The Federal Government as a Model of Information Security. The Clinton has developed and provided full or pilot funding for the following key initiatives designed to protect the federal government's computer systems: - Working to Recruit, Train and Retain Federal IT Experts. We have developed and provided FY2001 funding for a Federal Cyber ServicesTraining and Education initiative led by OPM and NSF which calls for two programs: the first is an ROTC-like program where we pay for IT education (B.S. or M.S.) in exchange for federal service; and the second is a program to establish competencies and certifyour existing IT workforce. ($25 million)
- Conducting federal agency vulnerability analyses and developing agency CIP plans. Federal agencies have all developed CIP plans, and these have been reviewed by a newly created "Expert Review Team" (ERT) of federal computer security experts. We have also established the ERT as a permanent team (at the Commerce Department's NIST), with funding lines in FY2000 and 2001. ($5 million)

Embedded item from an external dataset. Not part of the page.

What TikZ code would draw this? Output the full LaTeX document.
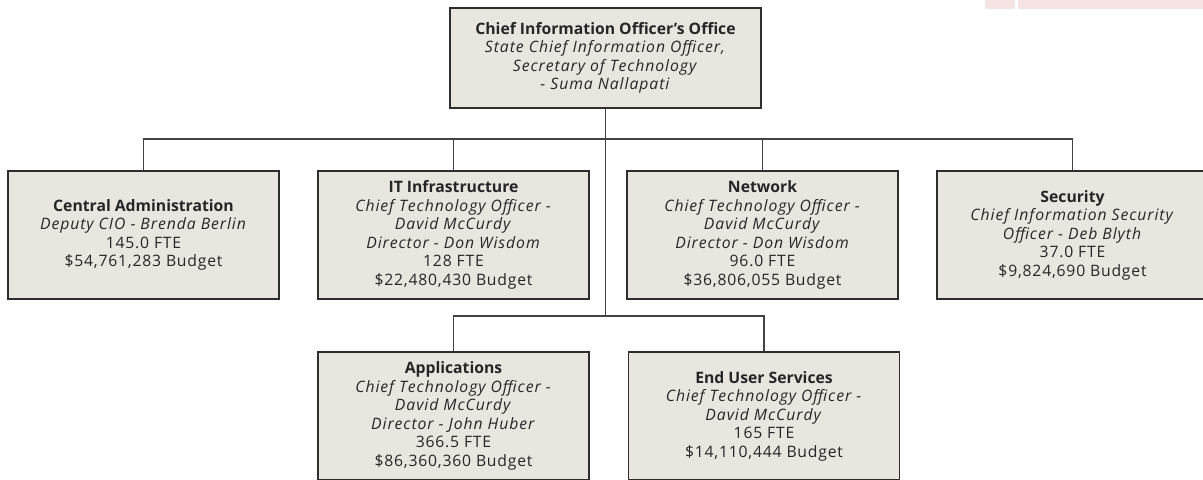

- Designing a Federal Intrusion Detection Network (FIDNET). To protect vital systems in Federal civilian agencies, we are providing funding for development of a cyber "burglar alarm" which alerts the federal government to cyber attacks, provides recommended defenses, establishes information security readiness levels, and ensures the rapid implementation of system "patches" for known software defects. ($10 million)
- Piloting Public Key Infrastructure Models. The Clinton Administration is funding seven PKI pilot programs in FY2001 at different federal agencies. ($7 million) - Developing Federal R&D Efforts. In addition to the Institute, we have worked to ensure that R&D investments in computer security will grow more then 35% in the FY2001 budget. ($621 million)

Building the Public-Private Partnership. The President is committed to building partnerships with the private sector to protect our computer networks through the following initiatives: - Institute for Information Infrastructure Protection. Building on a Science Advisory Panel, we are proposing to create an Information Infrastructure Institute which would combine federal and private sector energies to fill the gaps in critical infrastructure R&D that are not now being meet in the private sector or the Department of Defense. It would also provide demonstration and development support in key areas like benchmarks and standards, and curriculum development. ($50m) - Partnership for Critical Infrastructure Security. This alliance of more than ninety Fortune 500 companies is spearheaded by Secretary Daley and had a successful kickoff in New York on December 8th. We will build on this partnership to provide public education and cooperation with the private sector on a wide variety of information security issues - Information Sharing and Analysis Centers (ISACs). Two of the proposed six private sector computer security centers have been established (banking and finance and telecommunications). We are working with the other four sectors to get their proposed ISACs operational in 2000.
- National Infrastructure Assurance Council. The President signed an Executive Order creating this advisory Council, last year. Its members are now being recruited from senior ranks of the IT industry, key sectors of the corporate economy, and academia.